To avoid this question is to abandon the victims.
Here, religion and ethnicity cannot simply be brushed aside. They matter because they shaped attitudes, behaviours, and targeting patterns.
Louise Casey’s National Audit on Group-Based Child Sexual Exploitation and Abuse (published June 2025) explicitly states:
“Despite reviews, reports and inquiries raising questions about men from grooming and sexually exploiting young White girls, the system has consistently failed to fully acknowledge this or collect accurate data so it can be examined effectively.”
The audit documents repeated examples of Pakistani-Muslim majority grooming gangs.
In Derbyshire in 2010:
“11 men convicted in Derbyshire as part of Operation Retriever. All of those convicted were men, aged between 24-38, and were predominantly of British Pakistani ethnicity, with one White British offender. They are convicted of systematically grooming and sexually abusing 26 teenage girls.”
In Oxfordshire between 2005 and 2010:
“a significant proportion of those found guilty nationally of group child sexual abuse being from a Pakistani and/or Muslim heritage”
Baroness Casey’s audit goes further, urging authorities to:
“examine further cultural and religious drivers behind child sexual exploitation including concerns that Sikh and Hindu children had been targeted for abuse because they were ‘easy targets’ and who would never tell anyone about being exploited because of the shame.”
So why, in light of this evidence, are religion and ethnicity still excluded as potential drivers?
Why does the Government refuse to acknowledge what victims, communities, and official audits have already made painfully clear?
Decades of cases point to a consistent and disturbing pattern: Pakistani-Muslim gangs are disproportionately involved in organised grooming and sexual exploitation. To deny this is to deny reality. And to deny reality is to deny justice.

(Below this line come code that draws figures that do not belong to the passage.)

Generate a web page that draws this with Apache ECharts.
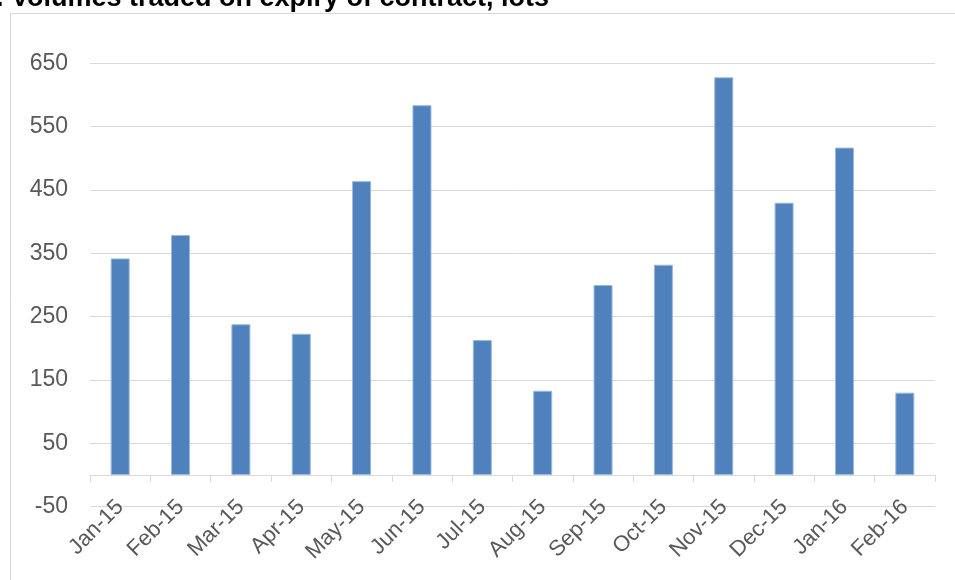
<!DOCTYPE html>
<html>
<head>
<meta charset="utf-8">
<script src="https://cdn.jsdelivr.net/npm/echarts@6/dist/echarts.min.js"></script>
<style>
html,body{margin:0;padding:0;background:#fff;}
#c{width:955px;height:580px;}
</style>
</head>
<body>
<div id="c"></div>
<script>
var titleText = ". Volumes traded on expiry of contract, lots";
var categories = ["Jan-15","Feb-15","Mar-15","Apr-15","May-15","Jun-15","Jul-15","Aug-15","Sep-15","Oct-15","Nov-15","Dec-15","Jan-16","Feb-16"];
var volumes = [342, 379, 238, 223, 464, 584, 213, 133, 300, 332, 628, 430, 517, 130];
var yMin = -50, yMax = 650, yStep = 100;

var chart = echarts.init(document.getElementById('c'), null, {renderer: 'canvas'});
var font = '"Liberation Sans", Arial, sans-serif';
chart.setOption({
  animation: false,
  backgroundColor: '#ffffff',
  graphic: [
    {type: 'rect', shape: {x: 10.5, y: 13.5, width: 1000, height: 700}, style: {fill: 'none', stroke: '#d9d9d9', lineWidth: 1}, silent: true, z: -1},
    {type: 'text', left: -4, top: -15, style: {text: titleText, font: 'bold 27px ' + font, fill: '#000000'}}
  ],
  grid: {left: 90, right: 20, top: 63.4, bottom: 73.4, containLabel: false},
  xAxis: [
    {
      type: 'category', data: categories, position: 'bottom',
      axisLine: {show: true, onZero: true, lineStyle: {color: '#d9d9d9', width: 1}},
      axisTick: {show: true, length: 7, lineStyle: {color: '#d9d9d9'}},
      axisLabel: {show: false},
      splitLine: {show: false}
    },
    {
      type: 'category', data: categories, position: 'bottom',
      axisLine: {show: false, onZero: false},
      axisTick: {show: false},
      axisLabel: {show: true, rotate: 45, margin: -3, color: '#595959', fontSize: 22, fontFamily: font, interval: 0},
      splitLine: {show: false}
    }
  ],
  yAxis: {
    type: 'value', min: yMin, max: yMax, interval: yStep,
    axisLine: {show: false}, axisTick: {show: false},
    axisLabel: {margin: 22, color: '#595959', fontSize: 23, fontFamily: font},
    splitLine: {show: true, lineStyle: {color: '#d9d9d9', width: 1}}
  },
  series: [{
    type: 'bar', data: volumes, xAxisIndex: 0, barWidth: 19,
    itemStyle: {color: '#4f81bd', borderColor: '#9ab8dd', borderWidth: 1}
  }]
});
</script>
</body>
</html>
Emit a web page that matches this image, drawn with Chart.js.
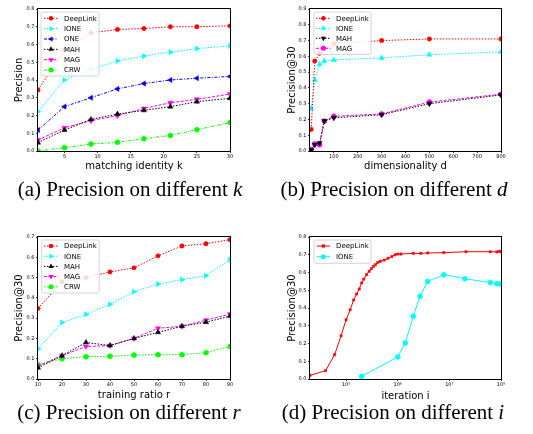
<!DOCTYPE html>
<html><head><meta charset="utf-8">
<script src="https://cdn.jsdelivr.net/npm/chart.js@4/dist/chart.umd.min.js"></script>
<style>
html,body{margin:0;padding:0;background:#fff;}
body{width:533px;height:434px;position:relative;overflow:hidden;}
canvas{position:absolute;}
.cap{position:absolute;font-family:"Liberation Serif","Times New Roman",serif;font-size:21px;line-height:20px;color:#000;white-space:nowrap;transform:translateX(-50%);}
.cap i{font-style:italic;}
</style></head><body>
<canvas id="ca" width="265" height="178" style="left:0;top:0"></canvas>
<canvas id="cb" width="268" height="178" style="left:265px;top:0"></canvas>
<canvas id="cc" width="265" height="180" style="left:0;top:225px"></canvas>
<canvas id="cd" width="268" height="180" style="left:265px;top:225px"></canvas>
<div class="cap" style="left:130px;top:179px">(a) Precision on different <i>k</i></div>
<div class="cap" style="left:394px;top:179px">(b) Precision on different <i>d</i></div>
<div class="cap" style="left:129px;top:402px">(c) Precision on different <i>r</i></div>
<div class="cap" style="left:393px;top:402px">(d) Precision on different <i>i</i></div>
<script>
// ---------- data ----------
// (a) matching identity k
const kValues = [1, 5, 9, 13, 17, 21, 25, 30];
const aDeepLink = [0.344, 0.57, 0.665, 0.685, 0.69, 0.70, 0.70, 0.705];
const aIONE = [0.222, 0.40, 0.46, 0.507, 0.535, 0.557, 0.577, 0.592];
const aONE = [0.118, 0.25, 0.30, 0.35, 0.38, 0.40, 0.41, 0.42];
const aMAH = [0.047, 0.118, 0.178, 0.208, 0.229, 0.25, 0.278, 0.297];
const aMAG = [0.062, 0.131, 0.171, 0.199, 0.24, 0.272, 0.291, 0.321];
const aCRW = [0.0, 0.019, 0.039, 0.049, 0.069, 0.088, 0.12, 0.16];
const aXTicks = [5, 10, 15, 20, 25, 30];
const aYTicks = [0, 0.1, 0.2, 0.3, 0.4, 0.5, 0.6, 0.7, 0.8];

// (b) dimensionality d
const dValues = [5, 20, 40, 60, 100, 300, 500, 800];
const bDeepLink = [0.137, 0.57, 0.62, 0.65, 0.68, 0.70, 0.71, 0.71];
const bIONE = [0.27, 0.45, 0.55, 0.57, 0.577, 0.59, 0.61, 0.628];
const bMAH = [0.006, 0.04, 0.05, 0.19, 0.21, 0.23, 0.30, 0.355];
const bMAG = [0.01, 0.045, 0.04, 0.19, 0.22, 0.235, 0.31, 0.36];
const bXTicks = [100, 200, 300, 400, 500, 600, 700, 800];
const bYTicks = [0, 0.1, 0.2, 0.3, 0.4, 0.5, 0.6, 0.7, 0.8, 0.9];

// (c) training ratio r
const rValues = [10, 20, 30, 40, 50, 60, 70, 80, 90];
const cDeepLink = [0.348, 0.48, 0.50, 0.528, 0.548, 0.607, 0.656, 0.667, 0.687];
const cIONE = [0.149, 0.278, 0.319, 0.368, 0.43, 0.468, 0.49, 0.509, 0.589];
const cMAH = [0.055, 0.115, 0.18, 0.165, 0.20, 0.23, 0.26, 0.28, 0.31];
const cMAG = [0.065, 0.115, 0.16, 0.165, 0.20, 0.25, 0.26, 0.29, 0.32];
const cCRW = [0.07, 0.10, 0.11, 0.112, 0.118, 0.12, 0.12, 0.13, 0.16];
const cXTicks = [10, 20, 30, 40, 50, 60, 70, 80, 90];
const cYTicks = [0, 0.1, 0.2, 0.3, 0.4, 0.5, 0.6, 0.7];

// (d) iteration i (log scale)
const dlIter = [2e4, 4e4, 6e4, 8e4, 1e5, 1.2e5, 1.4e5, 1.6e5, 1.8e5, 2e5, 2.2e5, 2.5e5, 2.8e5, 3.1e5, 3.4e5, 3.7e5, 4.1e5, 4.6e5, 5.5e5, 6.5e5, 7.7e5, 8.9e5, 1e6, 1.15e6, 2e6, 2.8e6, 3.8e6, 7.8e6, 2.1e7, 6.2e7, 8.3e7, 9.3e7, 1e8];
const dlPrec = [0.021, 0.047, 0.137, 0.244, 0.334, 0.39, 0.445, 0.479, 0.507, 0.541, 0.563, 0.588, 0.607, 0.622, 0.635, 0.644, 0.657, 0.663, 0.67, 0.68, 0.69, 0.70, 0.704, 0.704, 0.708, 0.708, 0.71, 0.712, 0.717, 0.717, 0.716, 0.72, 0.716];
const ioIter = [2e5, 1e6, 1.4e6, 2e6, 2.7e6, 3.8e6, 7.8e6, 2e7, 6.2e7, 8.3e7, 9.5e7];
const ioPrec = [0.015, 0.124, 0.203, 0.353, 0.466, 0.55, 0.588, 0.565, 0.543, 0.537, 0.537];
const dXTicks = [1e5, 1e6, 1e7, 1e8];
const dXTickLabels = ['10\u2075', '10\u2076', '10\u2077', '10\u2078'];
const dYTicks = [0, 0.1, 0.2, 0.3, 0.4, 0.5, 0.6, 0.7, 0.8];

// ---------- helpers ----------
const FONT = 'DejaVu Sans';
function pts(xs, ys) { return xs.map((x, i) => ({x: x, y: ys[i]})); }

function markerPath(ctx, style, rot, x, y, r) {
  ctx.beginPath();
  if (style === 'circle') {
    ctx.arc(x, y, r, 0, Math.PI * 2);
  } else if (style === 'rect') {
    ctx.rect(x - r, y - r, 2 * r, 2 * r);
  } else {
    let rad = (rot || 0) * Math.PI / 180;
    for (let k = 0; k < 3; k++) {
      const px = x + Math.sin(rad) * r, py = y - Math.cos(rad) * r;
      if (k === 0) ctx.moveTo(px, py); else ctx.lineTo(px, py);
      rad += Math.PI * 2 / 3;
    }
    ctx.closePath();
  }
}

const framePlugin = {
  id: 'frame',
  afterDraw(chart) {
    const a = chart.chartArea, c = chart.ctx;
    c.save();
    c.strokeStyle = '#000';
    c.lineWidth = 1;
    c.strokeRect(Math.round(a.left) - 0.5, Math.round(a.top) - 0.5, Math.round(a.right - a.left) + 1, Math.round(a.bottom - a.top) + 1);
    c.restore();
  }
};

const legendPlugin = {
  id: 'mplLegend',
  afterDatasetsDraw(chart, args, o) {
    if (!o || !o.box) return;
    const ctx = chart.ctx;
    const b = o.box;
    ctx.save();
    const r = 2;
    ctx.beginPath();
    ctx.moveTo(b.x + r, b.y);
    ctx.lineTo(b.x + b.w - r, b.y);
    ctx.arcTo(b.x + b.w, b.y, b.x + b.w, b.y + r, r);
    ctx.lineTo(b.x + b.w, b.y + b.h - r);
    ctx.arcTo(b.x + b.w, b.y + b.h, b.x + b.w - r, b.y + b.h, r);
    ctx.lineTo(b.x + r, b.y + b.h);
    ctx.arcTo(b.x, b.y + b.h, b.x, b.y + b.h - r, r);
    ctx.lineTo(b.x, b.y + r);
    ctx.arcTo(b.x, b.y, b.x + r, b.y, r);
    ctx.closePath();
    ctx.fillStyle = 'rgba(255,255,255,0.85)';
    ctx.fill();
    ctx.strokeStyle = '#cccccc';
    ctx.lineWidth = 0.8;
    ctx.stroke();
    chart.data.datasets.forEach((ds, i) => {
      const yy = o.firstY + i * o.rowH;
      ctx.strokeStyle = ds.borderColor;
      ctx.lineWidth = ds.borderWidth;
      ctx.setLineDash(ds.borderDash || []);
      ctx.beginPath();
      ctx.moveTo(o.lineX0, yy);
      ctx.lineTo(o.lineX1, yy);
      ctx.stroke();
      ctx.setLineDash([]);
      ctx.fillStyle = ds.pointBackgroundColor;
      markerPath(ctx, ds.pointStyle, ds.pointRotation, (o.lineX0 + o.lineX1) / 2, yy, ds.pointRadius);
      ctx.fill();
      ctx.fillStyle = '#000';
      ctx.font = o.fontSize + 'px "' + FONT + '"';
      ctx.textBaseline = 'middle';
      ctx.textAlign = 'left';
      ctx.fillText(ds.label, o.textX, yy + 0.5);
    });
    ctx.restore();
  }
};

function series(label, xs, ys, color, dash, style, rot, radius) {
  return {
    label: label,
    data: pts(xs, ys),
    borderColor: color,
    backgroundColor: color,
    borderWidth: 1,
    borderDash: dash,
    pointStyle: style,
    pointRotation: rot || 0,
    pointRadius: radius,
    pointBackgroundColor: color,
    pointBorderColor: color,
    pointBorderWidth: 0.5,
    tension: 0,
    fill: false
  };
}

function tickSetter(arr) {
  return function (scale) { scale.ticks = arr.map(v => ({value: v})); };
}

function makeChart(id, p) {
  return new Chart(document.getElementById(id), {
    type: 'line',
    data: {datasets: p.datasets},
    options: {
      responsive: false,
      animation: false,
      devicePixelRatio: 1,
      layout: {padding: p.padding},
      plugins: {
        legend: {display: false},
        tooltip: {enabled: false},
        mplLegend: p.legend
      },
      scales: {
        x: {
          type: p.xType || 'linear',
          min: p.xMin, max: p.xMax,
          afterBuildTicks: tickSetter(p.xTicks),
          afterFit: s => { s.height = p.xAxisH; },
          grid: {drawOnChartArea: false, drawTicks: true, tickLength: 2, tickColor: '#000', tickWidth: 0.8},
          border: {display: false},
          ticks: {
            autoSkip: false, maxRotation: 0, minRotation: 0, padding: 0.5, color: '#000',
            font: {family: FONT, size: 5},
            callback: p.xLabel || (v => String(v))
          },
          title: {display: true, text: p.xTitle, color: '#000', font: {family: FONT, size: 10}, padding: {top: 0, bottom: p.xTitlePad}}
        },
        y: {
          type: 'linear',
          min: 0, max: p.yMax,
          afterBuildTicks: tickSetter(p.yTicks),
          afterFit: s => { s.width = p.yAxisW; },
          grid: {drawOnChartArea: false, drawTicks: true, tickLength: 2, tickColor: '#000', tickWidth: 0.8},
          border: {display: false},
          ticks: {
            autoSkip: false, padding: 1.5, color: '#000',
            font: {family: FONT, size: 5},
            callback: v => Number(v).toFixed(1)
          },
          title: {display: true, text: p.yTitle, color: '#000', font: {family: FONT, size: 10}, padding: {top: p.yTitlePad, bottom: 0}}
        }
      }
    },
    plugins: [framePlugin, legendPlugin]
  });
}

const RED = '#ff0000', CYAN = '#00ffff', BLUE = '#0000ff', BLACK = '#000000', MAGENTA = '#ff00ff', GREEN = '#00ff00';
const DOT = [1.5, 1.5], DASHDOT = [3, 1.5, 1, 1.5], DASH = [3, 1.5];

// (a)
makeChart('ca', {
  padding: {left: 0, right: 35, top: 9, bottom: 0},
  yAxisW: 38, xAxisH: 27, yTitlePad: 13, xTitlePad: 6,
  xMin: 1, xMax: 30, xTicks: aXTicks, yMax: 0.8, yTicks: aYTicks,
  xTitle: 'matching identity k', yTitle: 'Precision',
  datasets: [
    series('DeepLink', kValues, aDeepLink, RED, DOT, 'circle', 0, 2.2),
    series('IONE', kValues, aIONE, CYAN, DOT, 'triangle', 90, 3),
    series('ONE', kValues, aONE, BLUE, DASHDOT, 'triangle', 270, 3),
    series('MAH', kValues, aMAH, BLACK, DOT, 'triangle', 0, 3),
    series('MAG', kValues, aMAG, MAGENTA, DASH, 'triangle', 180, 3),
    series('CRW', kValues, aCRW, GREEN, DASHDOT, 'circle', 0, 2.5)
  ],
  legend: {box: {x: 41, y: 12, w: 58, h: 64}, firstY: 18.3, rowH: 10.35, lineX0: 44, lineX1: 58, textX: 64, fontSize: 7}
});

// (b)
makeChart('cb', {
  padding: {left: 0, right: 32, top: 9, bottom: 0},
  yAxisW: 45, xAxisH: 27, yTitlePad: 21, xTitlePad: 6,
  xMin: 0, xMax: 800, xTicks: bXTicks, yMax: 0.9, yTicks: bYTicks,
  xTitle: 'dimensionality d', yTitle: 'Precision@30',
  datasets: [
    series('DeepLink', dValues, bDeepLink, RED, DOT, 'circle', 0, 2.2),
    series('IONE', dValues, bIONE, CYAN, DOT, 'triangle', 0, 3),
    series('MAH', dValues, bMAH, BLACK, DOT, 'triangle', 180, 3),
    series('MAG', dValues, bMAG, MAGENTA, DASH, 'circle', 0, 2.5)
  ],
  legend: {box: {x: 49, y: 12, w: 57, h: 42.5}, firstY: 18.3, rowH: 10, lineX0: 51, lineX1: 65.7, textX: 71, fontSize: 7}
});

// (c)
makeChart('cc', {
  padding: {left: 0, right: 35, top: 12, bottom: 0},
  yAxisW: 38, xAxisH: 26, yTitlePad: 13, xTitlePad: 4,
  xMin: 10, xMax: 90, xTicks: cXTicks, yMax: 0.7, yTicks: cYTicks,
  xTitle: 'training ratio r', yTitle: 'Precision@30',
  datasets: [
    series('DeepLink', rValues, cDeepLink, RED, DOT, 'circle', 0, 2.2),
    series('IONE', rValues, cIONE, CYAN, DOT, 'triangle', 90, 3),
    series('MAH', rValues, cMAH, BLACK, DOT, 'triangle', 0, 3),
    series('MAG', rValues, cMAG, MAGENTA, DASH, 'triangle', 180, 3),
    series('CRW', rValues, cCRW, GREEN, DOT, 'circle', 0, 2.5)
  ],
  legend: {box: {x: 41.7, y: 15, w: 57.6, h: 53}, firstY: 21, rowH: 10.2, lineX0: 44, lineX1: 58, textX: 64, fontSize: 7}
});

// (d)
makeChart('cd', {
  padding: {left: 0, right: 32, top: 12, bottom: 0},
  yAxisW: 45, xAxisH: 26, yTitlePad: 21, xTitlePad: 3,
  xType: 'logarithmic', xMin: 2e4, xMax: 1e8, xTicks: dXTicks,
  xLabel: (v, i) => dXTickLabels[i],
  yMax: 0.8, yTicks: dYTicks,
  xTitle: 'iteration i', yTitle: 'Precision@30',
  datasets: [
    series('DeepLink', dlIter, dlPrec, RED, [], 'rect', 0, 1.6),
    series('IONE', ioIter, ioPrec, CYAN, [], 'circle', 0, 2.5)
  ],
  legend: {box: {x: 49, y: 15, w: 57, h: 23.3}, firstY: 21, rowH: 10.7, lineX0: 51.7, lineX1: 65, textX: 71, fontSize: 7}
});
</script>
</body></html>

If this inquiry is to mean anything, it must confront the uncomfortable truth: religion and ethnicity have played a role in these crimes, and they must be examined openly, honestly, and without fear.
The Government’s inquiry must address religion and ethnicity not merely as issues of response, but as possible drivers of abuse.
Anything less is a betrayal of victims. The survivors deserve justice. And the nation demands it.